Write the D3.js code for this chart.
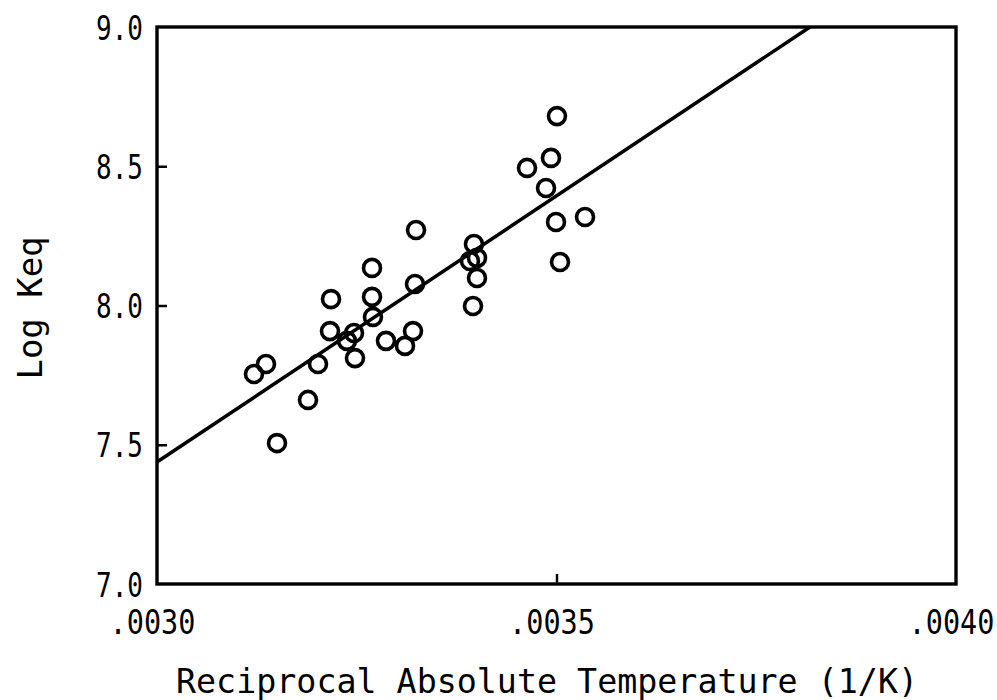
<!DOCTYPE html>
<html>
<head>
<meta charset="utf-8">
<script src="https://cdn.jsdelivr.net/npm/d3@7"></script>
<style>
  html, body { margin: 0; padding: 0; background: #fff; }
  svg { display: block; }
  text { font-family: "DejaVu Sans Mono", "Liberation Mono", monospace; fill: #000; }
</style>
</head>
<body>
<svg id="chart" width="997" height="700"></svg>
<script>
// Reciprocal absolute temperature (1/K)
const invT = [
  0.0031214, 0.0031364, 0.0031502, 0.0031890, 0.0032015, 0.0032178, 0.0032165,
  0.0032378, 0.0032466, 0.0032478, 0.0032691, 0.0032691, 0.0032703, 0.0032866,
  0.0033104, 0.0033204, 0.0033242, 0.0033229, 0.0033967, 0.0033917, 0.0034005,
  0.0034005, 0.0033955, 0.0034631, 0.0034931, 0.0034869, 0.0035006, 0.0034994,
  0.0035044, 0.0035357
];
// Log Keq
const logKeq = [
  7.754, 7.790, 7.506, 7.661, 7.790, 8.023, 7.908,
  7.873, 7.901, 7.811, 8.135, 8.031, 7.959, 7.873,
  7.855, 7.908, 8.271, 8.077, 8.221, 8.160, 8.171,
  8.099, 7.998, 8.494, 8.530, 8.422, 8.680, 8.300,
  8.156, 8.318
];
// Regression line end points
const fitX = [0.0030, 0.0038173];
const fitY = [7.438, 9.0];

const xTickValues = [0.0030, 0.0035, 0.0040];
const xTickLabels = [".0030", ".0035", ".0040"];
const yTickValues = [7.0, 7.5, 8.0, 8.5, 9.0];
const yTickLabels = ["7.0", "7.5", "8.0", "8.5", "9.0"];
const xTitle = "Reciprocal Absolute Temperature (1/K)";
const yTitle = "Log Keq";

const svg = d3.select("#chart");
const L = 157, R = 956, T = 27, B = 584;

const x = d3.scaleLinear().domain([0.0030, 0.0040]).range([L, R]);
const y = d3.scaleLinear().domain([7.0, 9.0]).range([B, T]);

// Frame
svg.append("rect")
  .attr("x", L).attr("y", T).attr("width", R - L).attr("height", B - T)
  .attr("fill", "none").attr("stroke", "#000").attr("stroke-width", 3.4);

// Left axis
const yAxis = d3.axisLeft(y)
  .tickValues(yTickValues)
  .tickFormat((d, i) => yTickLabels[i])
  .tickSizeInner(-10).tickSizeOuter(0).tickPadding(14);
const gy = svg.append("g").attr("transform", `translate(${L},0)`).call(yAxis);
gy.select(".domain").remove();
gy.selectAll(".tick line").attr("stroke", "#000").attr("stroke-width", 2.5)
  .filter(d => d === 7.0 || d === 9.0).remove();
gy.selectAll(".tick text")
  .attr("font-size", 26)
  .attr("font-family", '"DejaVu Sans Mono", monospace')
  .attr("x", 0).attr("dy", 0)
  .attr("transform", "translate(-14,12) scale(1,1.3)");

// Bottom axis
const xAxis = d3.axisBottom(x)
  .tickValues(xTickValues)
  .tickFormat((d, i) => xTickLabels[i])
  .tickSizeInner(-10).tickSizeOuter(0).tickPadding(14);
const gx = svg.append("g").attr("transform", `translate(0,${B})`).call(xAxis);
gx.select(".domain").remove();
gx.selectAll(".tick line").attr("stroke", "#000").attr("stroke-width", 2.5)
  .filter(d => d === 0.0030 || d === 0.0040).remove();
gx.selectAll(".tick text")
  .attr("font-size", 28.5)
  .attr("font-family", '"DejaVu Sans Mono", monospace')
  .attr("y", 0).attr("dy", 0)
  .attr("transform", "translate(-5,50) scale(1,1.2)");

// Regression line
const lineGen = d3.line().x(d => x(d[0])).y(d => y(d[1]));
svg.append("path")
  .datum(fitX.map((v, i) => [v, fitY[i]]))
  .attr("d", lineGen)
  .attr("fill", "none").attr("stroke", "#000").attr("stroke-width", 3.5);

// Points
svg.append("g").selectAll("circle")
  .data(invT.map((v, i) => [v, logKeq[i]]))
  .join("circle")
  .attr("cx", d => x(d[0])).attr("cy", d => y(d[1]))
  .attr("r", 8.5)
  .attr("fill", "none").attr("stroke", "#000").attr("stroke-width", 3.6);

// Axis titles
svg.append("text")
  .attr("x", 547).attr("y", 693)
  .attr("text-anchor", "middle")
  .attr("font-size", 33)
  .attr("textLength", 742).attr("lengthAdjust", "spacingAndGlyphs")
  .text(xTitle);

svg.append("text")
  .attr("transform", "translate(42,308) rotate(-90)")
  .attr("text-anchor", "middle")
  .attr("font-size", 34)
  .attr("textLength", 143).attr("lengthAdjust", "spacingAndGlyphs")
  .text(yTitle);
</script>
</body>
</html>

::::::

• [Stated goal] Reproduce the data above word for word from its first line through the line that holds "const fitY = [7.438, 9.0];", both ends included; skip pictures.

• [Output for this exercise]
Write the D3.js code for this chart.
<!DOCTYPE html>
<html>
<head>
<meta charset="utf-8">
<script src="https://cdn.jsdelivr.net/npm/d3@7"></script>
<style>
  html, body { margin: 0; padding: 0; background: #fff; }
  svg { display: block; }
  text { font-family: "DejaVu Sans Mono", "Liberation Mono", monospace; fill: #000; }
</style>
</head>
<body>
<svg id="chart" width="997" height="700"></svg>
<script>
// Reciprocal absolute temperature (1/K)
const invT = [
  0.0031214, 0.0031364, 0.0031502, 0.0031890, 0.0032015, 0.0032178, 0.0032165,
  0.0032378, 0.0032466, 0.0032478, 0.0032691, 0.0032691, 0.0032703, 0.0032866,
  0.0033104, 0.0033204, 0.0033242, 0.0033229, 0.0033967, 0.0033917, 0.0034005,
  0.0034005, 0.0033955, 0.0034631, 0.0034931, 0.0034869, 0.0035006, 0.0034994,
  0.0035044, 0.0035357
];
// Log Keq
const logKeq = [
  7.754, 7.790, 7.506, 7.661, 7.790, 8.023, 7.908,
  7.873, 7.901, 7.811, 8.135, 8.031, 7.959, 7.873,
  7.855, 7.908, 8.271, 8.077, 8.221, 8.160, 8.171,
  8.099, 7.998, 8.494, 8.530, 8.422, 8.680, 8.300,
  8.156, 8.318
];
// Regression line end points
const fitX = [0.0030, 0.0038173];
const fitY = [7.438, 9.0];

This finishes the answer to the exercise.